The ongoing conversation in society about the inferiority of women appeared to be a mere excuse that men used to dominate their wives, daughters, and other female relations and acquaintances. The result was that women suffered under a regime of continuous disrespect. A woman came to expect that a man would try “to destroy her confidence in her own powers” (Paragraph 19). That had to cease.
For these reasons, the Declaration of Sentiments insists that women be treated as equals and receive “immediate admission to all the rights and privileges which belong to them as citizens of these United States” (Paragraph 20). The document concludes by inviting American women to gather together in future conventions where they can discuss these issues and organize campaigns to end the unfair treatment of women.
Women can’t protect their rights if they have no voice in public affairs. The Declaration argues that this had happened already: “Having deprived her of this first right of a citizen, the elective franchise, thereby leaving her without representation in the halls of legislation, he has oppressed her on all sides” (Paragraph 7).
The most important way that women can affect governance and alter oppressive laws is through the power of voting. Without the “elective franchise,” women have no organized political power. For this reason, the right to vote is mentioned first among the sentiments listed in the Declaration and twice more within that set of grievances.

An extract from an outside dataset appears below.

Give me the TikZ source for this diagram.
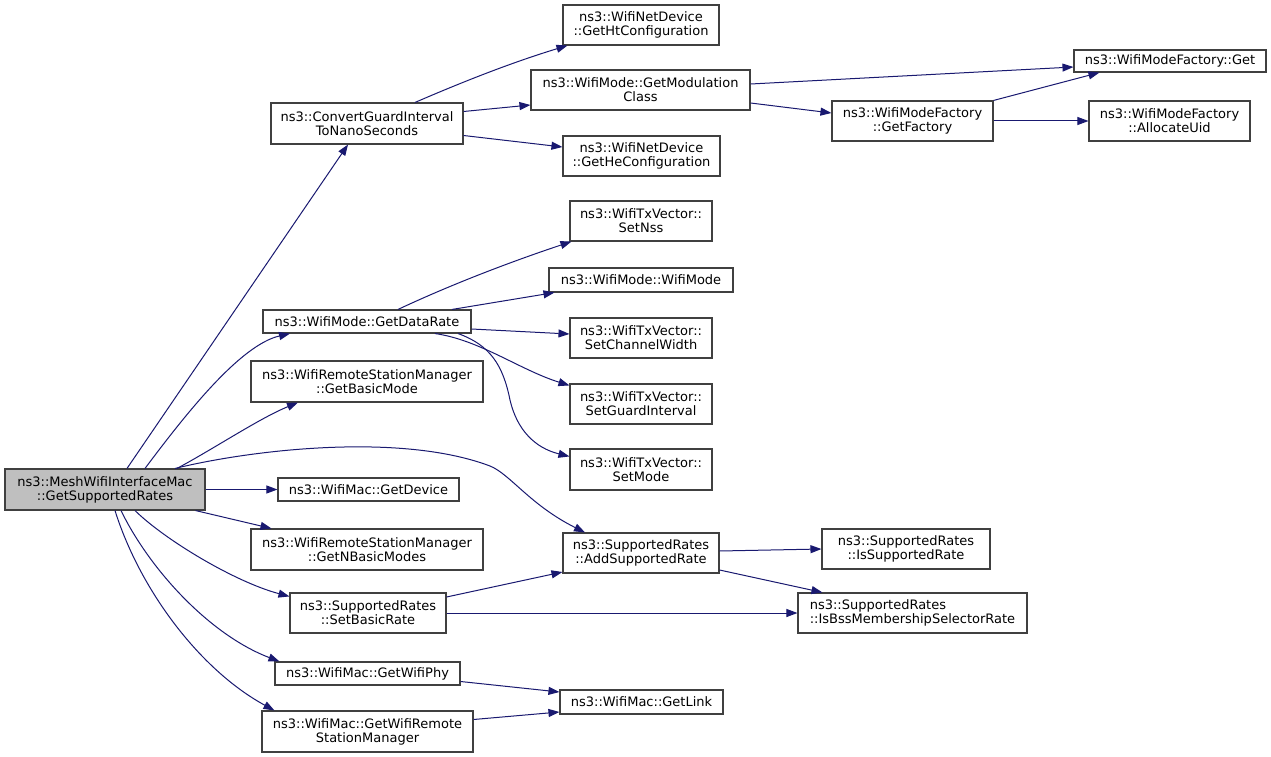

The document points out that women suffered from the same form of oppression that sparked the American Revolution—taxation without representation. A woman was forced to pay for public services over which she had no voice, the men having “taxed her to support a government which recognizes her only when her property can be made profitable to it” (Paragraph 12). The right to vote would resolve this ethical dilemma and bring women, at last, into the discussion about matters concerning her own property.
The Declaration is all of a piece, in that the grievances are examples of men’s overarching attitude of entitled superiority; likewise, the rights demanded go together. Leading this list is the right to vote: Without it, women must stand aside while men discuss the disposition of women’s affairs without consulting them. With the right to vote, women—powered by the force of law—can join the debate, their voices finally heard.